Oxidative stress is defined by an imbalance between the generation of reactive oxygen species and the biological system's ability to neutralize them. This condition is commonly linked to various pathological conditions [1]. Superoxide dismutase (SOD) is a widely used enzyme to assess oxidative stress, and various techniques have been developed for its detection in biological samples such as blood, urine, and saliva [2]. Surface-enhanced photoluminescence (PL) is a particularly sensitive method, offering minimal interference from the sample matrix [3]. In this work, silver nanostructured surfaces were implemented as substrates for the immunochemical determination of SOD in synthetic saliva through PL. The substrates were prepared using a single-step metal-assisted chemical etching method (MACE), resulting in the formation of silicon nanowires decorated with silver dendrites of approximately 1.5 μm in height [4]. For SOD detection, a three-step competitive immunoassay configuration was followed. Briefly, SOD was immobilized onto the substrates and then the functionalized substrates were incubated with mixtures of SOD with anti-SOD primary antibody, prepared either in assay buffer or synthetic saliva. Then, a solution of biotinylated anti-species specific antibody was added, followed by a reaction with streptavidin labelled with the fluorescent dye Rhodamine Red-X, and the signal was determined through an in-house developed optical set-up. The developed method presents similar or slightly lower sensitivity (detection limit 0.05 μg/mL) compared to the literature; however, it does not require labor-intensive sample pretreatment steps [5,6]. The aforementioned findings demonstrate the capability of the developed method to detect superoxide dismutase in natural saliva, in order to evaluate the oxidative stress status of an organism.

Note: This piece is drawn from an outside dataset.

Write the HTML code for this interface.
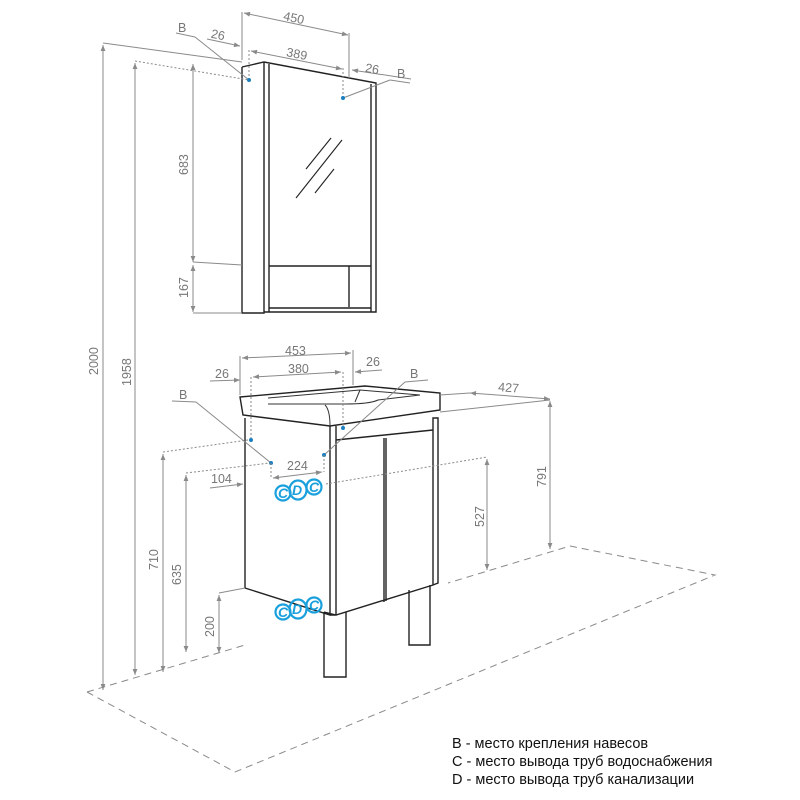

[1] Pizzino G., et al., Oxidat. Med. Cell. Longev. 2017 (2017), 8416763.
[2] L.A. MacMillan-Crow, D.L. Cruthirds, Free Radic. Res. 34 (2001) 325–336.
[3] Y. Jeong, et al., Biosens. Bioelectron. 111 (2018) 102-116.
[4] I. Kochylas, et al., Nanomaterials 11 (2021) 1760.
[5] M. Cottat, et al., J. Phys. Chem. C 119 (2015), 15532-15540.
[6] X. Yang, et al., Analyst 138 (2013), 3246-3252.